Selasa, 07 September 2021 18:23:23
Bagi sebagaian orangtua, media sosial dapat menjadi album digital
tempat menyimpan dan membagikan foto serta video pertumbuhan anak-anak
mereka.
Meski memiliki niat baik, namun nyatanya hal itu bisa sangat berbahaya bagi keamanan anak.
Dijelaskan oleh social media specialist Yulia Dian, dunia mengenal
istilah sharenting. Sharenting sendiri berasal dari dua suku kata yaitu
share, yang berarti membagikan; dan parenting, yang berarti orangtua.
Kata Yulia, dalam praktiknya, sharenting kerap dibarengi dengan
pemahaman literasi digital yang rendah hingga dapat berujung pada
praktik eksploitasi anak.
"Sharenting yang buruk itu ketika
orangtua melakukan share secara berlebihah. Apalagi praktik sharenting
tidak dibarengi dengan pemahaman literasi digital yang dapat berujung
pada eksploitasi anak," kata Yulia Dian, dikutip Suara.com dalam rilis
Gerakan Nasional Literasi Digital 2021 beberapa waktu lalu,
Yulia mengatakan, ada beberapa alasan mengapa orangtua melakukan
sharenting, salah satunya adalah perasaan membutuhkan validasi.
"Orangtua baru membutuhkan validasi dan apresiasi atas apa yang mereka lakukan di dunia nyata lewat media sosial," tambahnya.
Alasan lain orangtua melakukan sharenting adalah, dengan memposting
konten dan informasi terkait anak, orangtua membutuhkan feedback atau
timbal balik, serta nasihat.
Ditambahkan Yulia, ada beberapa tanda orangtua telah terjangkit sharenting.
Tanda tersebut adalah tidak ada lagi privasi; jadi mudah terpancing
saat disebut oversharing; ponsel selalu siap untuk abadikan momen anak;
dan unggahan media sosial hanya tentang orangtua dan anak saja.
Padahal, lanjutnya, sharenting bisa memiliki efek negatif seperti rasa iri sesama orangtua dengan anak.

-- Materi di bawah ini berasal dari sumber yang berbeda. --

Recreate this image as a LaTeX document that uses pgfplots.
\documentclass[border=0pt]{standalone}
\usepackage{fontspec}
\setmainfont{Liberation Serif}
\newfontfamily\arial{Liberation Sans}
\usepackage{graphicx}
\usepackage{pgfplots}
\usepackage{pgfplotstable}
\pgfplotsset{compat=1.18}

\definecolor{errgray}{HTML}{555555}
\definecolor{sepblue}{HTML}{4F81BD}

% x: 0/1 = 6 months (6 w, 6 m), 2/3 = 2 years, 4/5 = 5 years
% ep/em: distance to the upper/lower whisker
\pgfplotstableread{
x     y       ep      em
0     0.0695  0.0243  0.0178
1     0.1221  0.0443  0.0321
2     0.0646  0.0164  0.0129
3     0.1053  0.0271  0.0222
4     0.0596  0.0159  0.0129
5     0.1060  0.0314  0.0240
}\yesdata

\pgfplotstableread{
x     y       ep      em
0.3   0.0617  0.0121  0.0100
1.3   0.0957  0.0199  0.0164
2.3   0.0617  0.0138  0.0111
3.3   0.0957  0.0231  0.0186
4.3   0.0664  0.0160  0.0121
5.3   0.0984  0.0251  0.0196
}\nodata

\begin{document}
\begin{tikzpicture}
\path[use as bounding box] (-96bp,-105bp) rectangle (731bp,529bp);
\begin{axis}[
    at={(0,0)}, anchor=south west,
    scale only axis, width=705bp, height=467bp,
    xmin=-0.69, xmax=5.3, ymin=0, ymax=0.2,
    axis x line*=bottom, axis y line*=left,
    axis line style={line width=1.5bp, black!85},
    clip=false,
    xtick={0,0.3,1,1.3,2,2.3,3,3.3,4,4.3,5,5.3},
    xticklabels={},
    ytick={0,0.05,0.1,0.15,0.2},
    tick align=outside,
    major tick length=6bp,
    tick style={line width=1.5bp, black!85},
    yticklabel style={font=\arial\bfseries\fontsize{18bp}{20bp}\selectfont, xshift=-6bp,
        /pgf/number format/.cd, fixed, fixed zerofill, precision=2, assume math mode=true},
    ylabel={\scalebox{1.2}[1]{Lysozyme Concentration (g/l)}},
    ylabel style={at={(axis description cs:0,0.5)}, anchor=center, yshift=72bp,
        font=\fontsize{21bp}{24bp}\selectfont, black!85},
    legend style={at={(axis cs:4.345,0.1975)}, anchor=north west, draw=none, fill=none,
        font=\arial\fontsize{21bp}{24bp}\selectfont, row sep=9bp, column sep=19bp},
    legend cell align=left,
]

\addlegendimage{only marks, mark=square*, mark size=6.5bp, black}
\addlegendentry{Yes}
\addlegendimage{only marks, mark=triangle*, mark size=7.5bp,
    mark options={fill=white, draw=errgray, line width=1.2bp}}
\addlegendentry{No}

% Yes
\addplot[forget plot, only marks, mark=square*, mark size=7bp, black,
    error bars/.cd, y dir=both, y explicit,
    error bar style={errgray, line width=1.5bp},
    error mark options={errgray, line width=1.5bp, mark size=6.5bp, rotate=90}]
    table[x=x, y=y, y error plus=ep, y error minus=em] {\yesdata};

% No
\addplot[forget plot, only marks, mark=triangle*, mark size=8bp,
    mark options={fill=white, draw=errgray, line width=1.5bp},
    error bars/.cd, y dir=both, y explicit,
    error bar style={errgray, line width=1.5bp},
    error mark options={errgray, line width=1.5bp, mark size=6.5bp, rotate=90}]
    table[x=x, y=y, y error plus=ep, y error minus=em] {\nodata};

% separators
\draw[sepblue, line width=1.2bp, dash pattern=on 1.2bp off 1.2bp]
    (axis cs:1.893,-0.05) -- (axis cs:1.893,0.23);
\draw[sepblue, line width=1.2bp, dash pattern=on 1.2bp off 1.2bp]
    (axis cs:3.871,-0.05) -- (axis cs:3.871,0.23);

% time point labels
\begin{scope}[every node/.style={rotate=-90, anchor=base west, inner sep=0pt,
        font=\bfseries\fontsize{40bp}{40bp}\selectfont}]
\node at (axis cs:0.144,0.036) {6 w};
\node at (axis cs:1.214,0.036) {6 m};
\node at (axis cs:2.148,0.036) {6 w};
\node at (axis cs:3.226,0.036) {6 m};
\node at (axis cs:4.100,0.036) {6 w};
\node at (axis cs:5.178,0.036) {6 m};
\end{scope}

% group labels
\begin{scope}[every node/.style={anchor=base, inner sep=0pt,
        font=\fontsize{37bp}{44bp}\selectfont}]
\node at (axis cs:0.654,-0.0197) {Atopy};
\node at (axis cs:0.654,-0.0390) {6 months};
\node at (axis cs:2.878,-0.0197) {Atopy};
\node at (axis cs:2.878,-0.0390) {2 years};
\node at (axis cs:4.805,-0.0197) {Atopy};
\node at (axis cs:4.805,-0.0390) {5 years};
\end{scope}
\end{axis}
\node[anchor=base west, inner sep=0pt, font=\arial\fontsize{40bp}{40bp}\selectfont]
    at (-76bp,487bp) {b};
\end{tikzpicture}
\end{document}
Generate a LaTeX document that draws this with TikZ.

"Efek sharenting itu bisa rasa iri jika postingan mengadung barang mahal sehingga menimbulkan kecemburuan sosial," lanjutnya.
Selain itu, efek negatif lain sharenting adalah bocornya beberapa informasi detail anak, orang asing yang jadi mengenal anak.
Ada juga risiko foto dan video anak diambil orang lain tanpa diketahui
dan berpotensi menjadi korban pedofilia, ada potensi digital kidnapping,
risiko pembulian karena jejak digital anak serta kemungkinan anak akan
protes karena orangtua tidak menjaga privasinya.